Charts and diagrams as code
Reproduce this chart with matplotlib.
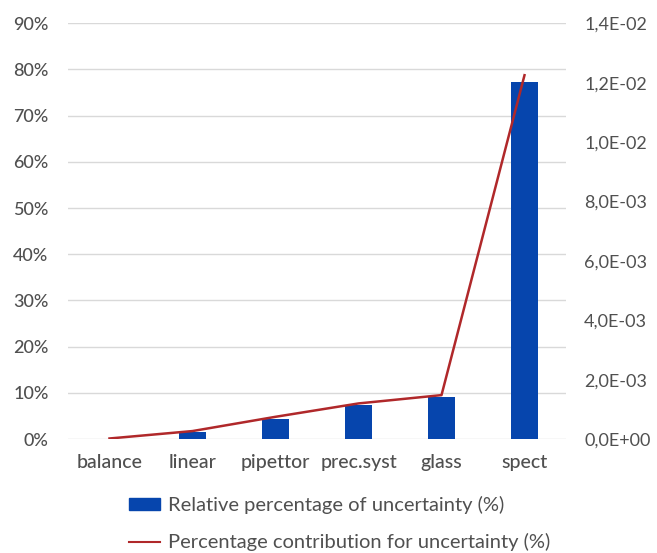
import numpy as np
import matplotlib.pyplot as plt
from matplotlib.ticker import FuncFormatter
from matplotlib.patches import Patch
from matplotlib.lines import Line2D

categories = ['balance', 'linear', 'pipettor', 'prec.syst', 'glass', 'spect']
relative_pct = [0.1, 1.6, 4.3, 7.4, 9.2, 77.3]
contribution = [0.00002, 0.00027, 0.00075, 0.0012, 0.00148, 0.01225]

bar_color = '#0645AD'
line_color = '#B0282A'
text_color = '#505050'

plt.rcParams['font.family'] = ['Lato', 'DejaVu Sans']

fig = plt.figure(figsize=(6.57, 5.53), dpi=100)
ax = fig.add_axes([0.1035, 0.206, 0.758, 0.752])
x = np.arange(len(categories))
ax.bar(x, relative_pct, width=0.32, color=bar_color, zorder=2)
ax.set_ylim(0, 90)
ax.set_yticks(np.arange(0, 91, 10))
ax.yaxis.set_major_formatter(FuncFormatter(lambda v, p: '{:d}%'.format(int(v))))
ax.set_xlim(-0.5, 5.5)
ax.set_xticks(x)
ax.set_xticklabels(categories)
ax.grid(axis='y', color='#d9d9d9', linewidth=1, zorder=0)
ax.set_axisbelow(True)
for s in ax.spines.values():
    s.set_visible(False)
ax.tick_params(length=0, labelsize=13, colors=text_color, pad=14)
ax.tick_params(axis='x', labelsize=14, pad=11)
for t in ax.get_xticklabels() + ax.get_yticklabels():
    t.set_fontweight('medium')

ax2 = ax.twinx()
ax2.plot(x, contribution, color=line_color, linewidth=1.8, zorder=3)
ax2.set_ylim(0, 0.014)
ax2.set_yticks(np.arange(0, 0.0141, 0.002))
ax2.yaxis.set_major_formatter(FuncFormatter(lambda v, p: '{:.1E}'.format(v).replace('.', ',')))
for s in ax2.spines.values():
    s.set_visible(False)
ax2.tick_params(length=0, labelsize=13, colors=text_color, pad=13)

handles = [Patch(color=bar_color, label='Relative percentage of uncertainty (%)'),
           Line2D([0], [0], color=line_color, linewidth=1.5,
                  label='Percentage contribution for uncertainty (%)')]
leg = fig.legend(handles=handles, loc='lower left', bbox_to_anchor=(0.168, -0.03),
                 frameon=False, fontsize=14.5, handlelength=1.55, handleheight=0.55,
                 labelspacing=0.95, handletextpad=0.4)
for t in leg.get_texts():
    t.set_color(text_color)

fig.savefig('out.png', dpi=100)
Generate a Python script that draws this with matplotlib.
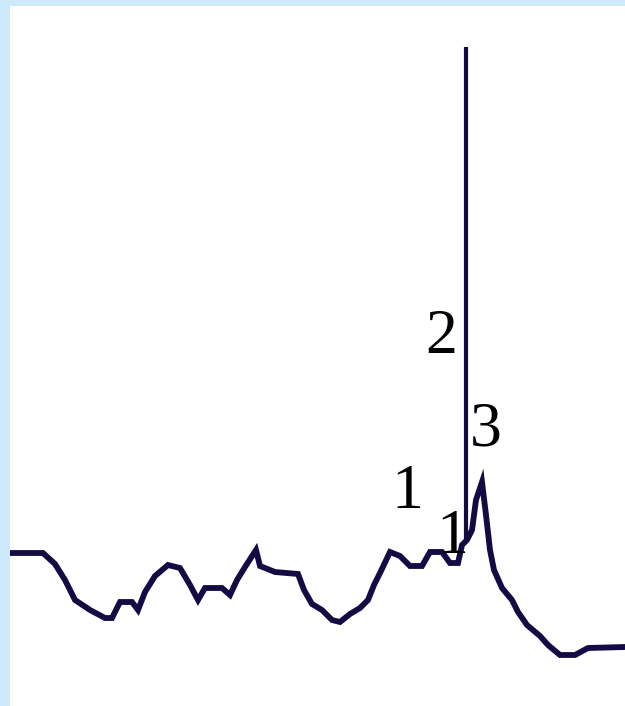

Short task:
Return each line exactly as written. Any picture gets left out.

Exercise solution:
Reproduce this chart with matplotlib.
import numpy as np
import matplotlib.pyplot as plt
from matplotlib.ticker import FuncFormatter
from matplotlib.patches import Patch
from matplotlib.lines import Line2D

categories = ['balance', 'linear', 'pipettor', 'prec.syst', 'glass', 'spect']
relative_pct = [0.1, 1.6, 4.3, 7.4, 9.2, 77.3]
contribution = [0.00002, 0.00027, 0.00075, 0.0012, 0.00148, 0.01225]

bar_color = '#0645AD'
line_color = '#B0282A'
text_color = '#505050'

plt.rcParams['font.family'] = ['Lato', 'DejaVu Sans']

fig = plt.figure(figsize=(6.57, 5.53), dpi=100)
ax = fig.add_axes([0.1035, 0.206, 0.758, 0.752])
x = np.arange(len(categories))
ax.bar(x, relative_pct, width=0.32, color=bar_color, zorder=2)
ax.set_ylim(0, 90)
ax.set_yticks(np.arange(0, 91, 10))
ax.yaxis.set_major_formatter(FuncFormatter(lambda v, p: '{:d}%'.format(int(v))))
ax.set_xlim(-0.5, 5.5)
ax.set_xticks(x)
ax.set_xticklabels(categories)
ax.grid(axis='y', color='#d9d9d9', linewidth=1, zorder=0)
ax.set_axisbelow(True)
for s in ax.spines.values():
    s.set_visible(False)
ax.tick_params(length=0, labelsize=13, colors=text_color, pad=14)
ax.tick_params(axis='x', labelsize=14, pad=11)
for t in ax.get_xticklabels() + ax.get_yticklabels():
    t.set_fontweight('medium')

ax2 = ax.twinx()
ax2.plot(x, contribution, color=line_color, linewidth=1.8, zorder=3)
ax2.set_ylim(0, 0.014)
ax2.set_yticks(np.arange(0, 0.0141, 0.002))
ax2.yaxis.set_major_formatter(FuncFormatter(lambda v, p: '{:.1E}'.format(v).replace('.', ',')))
for s in ax2.spines.values():
    s.set_visible(False)
ax2.tick_params(length=0, labelsize=13, colors=text_color, pad=13)

handles = [Patch(color=bar_color, label='Relative percentage of uncertainty (%)'),
           Line2D([0], [0], color=line_color, linewidth=1.5,
                  label='Percentage contribution for uncertainty (%)')]
leg = fig.legend(handles=handles, loc='lower left', bbox_to_anchor=(0.168, -0.03),
                 frameon=False, fontsize=14.5, handlelength=1.55, handleheight=0.55,
                 labelspacing=0.95, handletextpad=0.4)
for t in leg.get_texts():
    t.set_color(text_color)

fig.savefig('out.png', dpi=100)
Generate a Python script that draws this with matplotlib.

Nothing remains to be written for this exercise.